Recently Thad and I went looking for dining room furniture. My brother and his wife have enjoyed many years of consignment and antique shopping and suggested that they take us to several of their favorite haunts. We spent two weekends going with them and I am not sure what was more fun: looking for a find or watching them look for that something special to add to their home. We learned about the different eras of furniture and their “specialness”. We discovered a whole new world of beautiful treasures and something about ourselves as well.
In a store called Deja New, surrounded by distracting tables, chairs, sofas, lamps, and bric-a-brac, stood this tall and stately honey colored wood curio cabinet with curved glass, and clawed feet built in the late 1800’s.

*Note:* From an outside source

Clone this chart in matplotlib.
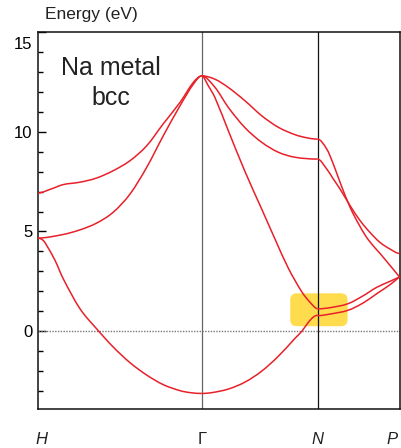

It had a shelf missing, some roughness in its wood, nicks and scuffmarks around its edges and years of dust and neglect. The light although working, showed wiring that was worn and dangerous. Regardless, the curio cabinet spoke to us of long ago family gatherings, and memories that had been made and showcased in it. Despite its worn appearance, we fell in love and decided to bring it home.
My brother and sister- in-love gave me a Beginners Wood Restoring 101 class and using tack cloths, ultra-fine steel wool, soft cloths and Howard’s Refinishing polish I began to wipe away the years of rough treatment and neglect. I went over the nicks and gouges until it was smooth and its wood shined bright. While it still missed the one glass shelf, Thad replaced the light and its wiring.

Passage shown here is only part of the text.